Yes, well, I didn't do very well in that class.

In my defense, my teacher had a disgusting mole on her forearm that was very distracting.

Calculate its radius with all that geometry
YOU KNOW WHAT THAT IS, DON'T YOU BOY?
*flies off*

I love geometry
It is extremely awesome

Look at how dumb you are, tekende. Just look.

rectangular rhombuses

rhombi?

the boy has had too much tequila and he is just FURIOUS

The Livid Pedro!

Yes, I am relatively sure that is the reference he was making.

https://achewood.com/index.php?date=09102004
this is what i meant.

Uhh, that last panel is basically what 30% of computer science graduates think.

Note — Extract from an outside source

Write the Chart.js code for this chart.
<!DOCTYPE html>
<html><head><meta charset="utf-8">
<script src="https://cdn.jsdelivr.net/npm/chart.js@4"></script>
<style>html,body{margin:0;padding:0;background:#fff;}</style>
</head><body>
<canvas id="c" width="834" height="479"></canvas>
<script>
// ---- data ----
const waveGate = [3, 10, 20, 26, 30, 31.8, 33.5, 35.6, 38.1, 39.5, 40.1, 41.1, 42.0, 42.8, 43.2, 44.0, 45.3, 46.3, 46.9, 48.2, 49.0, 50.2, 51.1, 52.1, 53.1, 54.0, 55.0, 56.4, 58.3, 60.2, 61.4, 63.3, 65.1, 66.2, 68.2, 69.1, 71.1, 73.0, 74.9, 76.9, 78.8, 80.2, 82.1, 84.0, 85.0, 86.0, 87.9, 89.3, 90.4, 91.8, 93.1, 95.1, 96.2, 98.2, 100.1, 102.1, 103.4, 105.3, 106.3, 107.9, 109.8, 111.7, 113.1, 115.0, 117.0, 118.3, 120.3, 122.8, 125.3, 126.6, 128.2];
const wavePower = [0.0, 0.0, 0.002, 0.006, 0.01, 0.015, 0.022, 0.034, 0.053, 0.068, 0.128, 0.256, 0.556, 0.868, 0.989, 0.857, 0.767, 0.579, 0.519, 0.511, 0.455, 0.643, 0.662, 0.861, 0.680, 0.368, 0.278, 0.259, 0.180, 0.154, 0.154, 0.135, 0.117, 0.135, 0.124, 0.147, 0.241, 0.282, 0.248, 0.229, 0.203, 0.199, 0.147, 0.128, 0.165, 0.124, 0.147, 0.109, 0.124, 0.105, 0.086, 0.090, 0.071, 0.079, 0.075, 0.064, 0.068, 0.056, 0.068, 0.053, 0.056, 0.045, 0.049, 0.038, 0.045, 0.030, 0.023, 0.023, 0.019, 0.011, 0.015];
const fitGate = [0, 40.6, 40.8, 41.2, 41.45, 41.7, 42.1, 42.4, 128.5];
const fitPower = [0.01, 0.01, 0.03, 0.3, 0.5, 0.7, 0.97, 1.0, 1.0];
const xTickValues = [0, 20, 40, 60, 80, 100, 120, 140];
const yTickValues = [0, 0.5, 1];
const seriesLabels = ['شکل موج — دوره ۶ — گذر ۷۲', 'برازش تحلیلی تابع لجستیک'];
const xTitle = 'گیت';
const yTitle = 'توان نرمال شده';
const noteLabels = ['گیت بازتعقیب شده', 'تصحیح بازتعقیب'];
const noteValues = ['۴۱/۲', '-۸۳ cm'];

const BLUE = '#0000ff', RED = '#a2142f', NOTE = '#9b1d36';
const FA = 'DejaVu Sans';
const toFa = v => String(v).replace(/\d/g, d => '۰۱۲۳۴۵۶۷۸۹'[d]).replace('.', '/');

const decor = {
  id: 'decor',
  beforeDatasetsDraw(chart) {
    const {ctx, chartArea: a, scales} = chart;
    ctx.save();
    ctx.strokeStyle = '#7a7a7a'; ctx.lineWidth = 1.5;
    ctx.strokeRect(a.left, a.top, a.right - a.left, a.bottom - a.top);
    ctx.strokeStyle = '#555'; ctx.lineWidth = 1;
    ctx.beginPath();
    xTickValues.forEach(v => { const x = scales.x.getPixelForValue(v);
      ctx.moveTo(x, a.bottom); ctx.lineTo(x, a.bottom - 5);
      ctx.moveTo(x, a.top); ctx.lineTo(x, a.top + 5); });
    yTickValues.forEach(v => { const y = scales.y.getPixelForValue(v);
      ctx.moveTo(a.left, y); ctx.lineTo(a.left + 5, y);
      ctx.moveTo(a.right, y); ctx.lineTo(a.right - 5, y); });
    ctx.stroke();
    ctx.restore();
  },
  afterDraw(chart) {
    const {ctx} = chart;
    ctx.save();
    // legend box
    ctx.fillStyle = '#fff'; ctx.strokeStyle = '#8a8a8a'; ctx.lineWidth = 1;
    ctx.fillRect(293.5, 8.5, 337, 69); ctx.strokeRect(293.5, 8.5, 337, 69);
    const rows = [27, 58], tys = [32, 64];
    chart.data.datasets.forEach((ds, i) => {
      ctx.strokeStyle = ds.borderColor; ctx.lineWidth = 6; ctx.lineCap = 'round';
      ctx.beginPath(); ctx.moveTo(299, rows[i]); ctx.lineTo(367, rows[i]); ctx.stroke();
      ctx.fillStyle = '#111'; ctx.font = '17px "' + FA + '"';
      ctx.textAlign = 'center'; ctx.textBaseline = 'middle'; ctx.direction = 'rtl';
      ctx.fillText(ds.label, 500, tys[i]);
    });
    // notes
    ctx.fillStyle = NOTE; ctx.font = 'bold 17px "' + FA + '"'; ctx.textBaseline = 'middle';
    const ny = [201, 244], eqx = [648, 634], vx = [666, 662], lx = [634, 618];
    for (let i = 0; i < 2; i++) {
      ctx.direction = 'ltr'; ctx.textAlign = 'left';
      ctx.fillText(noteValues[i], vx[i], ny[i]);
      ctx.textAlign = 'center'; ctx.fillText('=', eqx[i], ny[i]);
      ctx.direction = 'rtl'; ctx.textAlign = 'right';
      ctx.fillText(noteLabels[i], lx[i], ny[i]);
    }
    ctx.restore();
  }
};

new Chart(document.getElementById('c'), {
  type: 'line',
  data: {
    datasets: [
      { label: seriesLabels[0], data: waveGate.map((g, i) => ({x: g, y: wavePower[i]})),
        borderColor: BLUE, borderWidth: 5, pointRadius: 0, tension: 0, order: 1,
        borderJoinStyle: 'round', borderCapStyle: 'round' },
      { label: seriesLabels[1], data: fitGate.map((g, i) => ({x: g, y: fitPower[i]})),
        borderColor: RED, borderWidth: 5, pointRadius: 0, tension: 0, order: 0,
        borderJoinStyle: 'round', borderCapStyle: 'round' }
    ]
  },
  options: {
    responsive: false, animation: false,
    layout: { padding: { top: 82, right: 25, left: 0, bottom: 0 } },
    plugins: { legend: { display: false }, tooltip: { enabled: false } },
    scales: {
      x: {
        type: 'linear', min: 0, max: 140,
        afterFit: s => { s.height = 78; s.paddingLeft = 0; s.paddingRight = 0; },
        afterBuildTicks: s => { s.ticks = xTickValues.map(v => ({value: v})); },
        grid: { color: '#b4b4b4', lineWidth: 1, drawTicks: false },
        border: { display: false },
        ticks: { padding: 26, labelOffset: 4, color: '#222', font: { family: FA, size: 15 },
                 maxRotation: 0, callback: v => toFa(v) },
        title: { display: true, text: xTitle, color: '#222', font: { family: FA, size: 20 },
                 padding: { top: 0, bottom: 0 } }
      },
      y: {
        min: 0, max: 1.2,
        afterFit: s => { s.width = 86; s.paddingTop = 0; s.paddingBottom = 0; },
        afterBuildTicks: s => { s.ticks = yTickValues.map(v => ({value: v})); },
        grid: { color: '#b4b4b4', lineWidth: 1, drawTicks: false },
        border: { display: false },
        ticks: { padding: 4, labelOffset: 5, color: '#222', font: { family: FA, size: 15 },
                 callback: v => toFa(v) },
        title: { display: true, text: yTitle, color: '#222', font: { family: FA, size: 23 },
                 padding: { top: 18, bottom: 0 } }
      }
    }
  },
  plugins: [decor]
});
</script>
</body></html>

And his alcohol tolerance is equivalent to about 90% of CS students.

Actually, I find that most compscis can drink as hard as anyone, but I am indeed a lightweight drinker.

It's amazing to me how many computer science people have revealed themselves here. Dang. Am I the only one who can hardly work this thing? I'm a Ray in a sea of Beefs.

i go to business school. serious business school.

"Comedy: Writing and Performance."
And yes, I'm aware that it's not the most useful diploma in the world.

Fuck useful. Look at where it gets these computer science kids. CRYING INTO THEIR GLASSES!

i.e. I have a Creative Writing/Literature Degree.

Theatre. Emphasis on dramaturgy. *sigh*

Why is the fake bar running a tab?

I don't believe it is a fake bar as such. Ray's Place has been refashioned to look more like a treasure.

Molly should have paid attention from heaven for this one; forget that lamp you're always forcing on him, girl, and give him a DVD of Cheers and a pepperoni pizza.

Hee.
Alt text in full english reads literally: "It don't mean a thing if it ain't got that SWING DANCING FORBIDDEN."

Onstad must have watched (or perhaps remembered) Swing Kids sometime in early September 2002.

heil swing!

I agree beef. Going on the second bachelor's degree and it is all shit.

Dick Van Patten owes me an apology!

It's fuck your buddy. Cheat on your wife. Call your mother on Mother's Day. Charlie, it's all shit.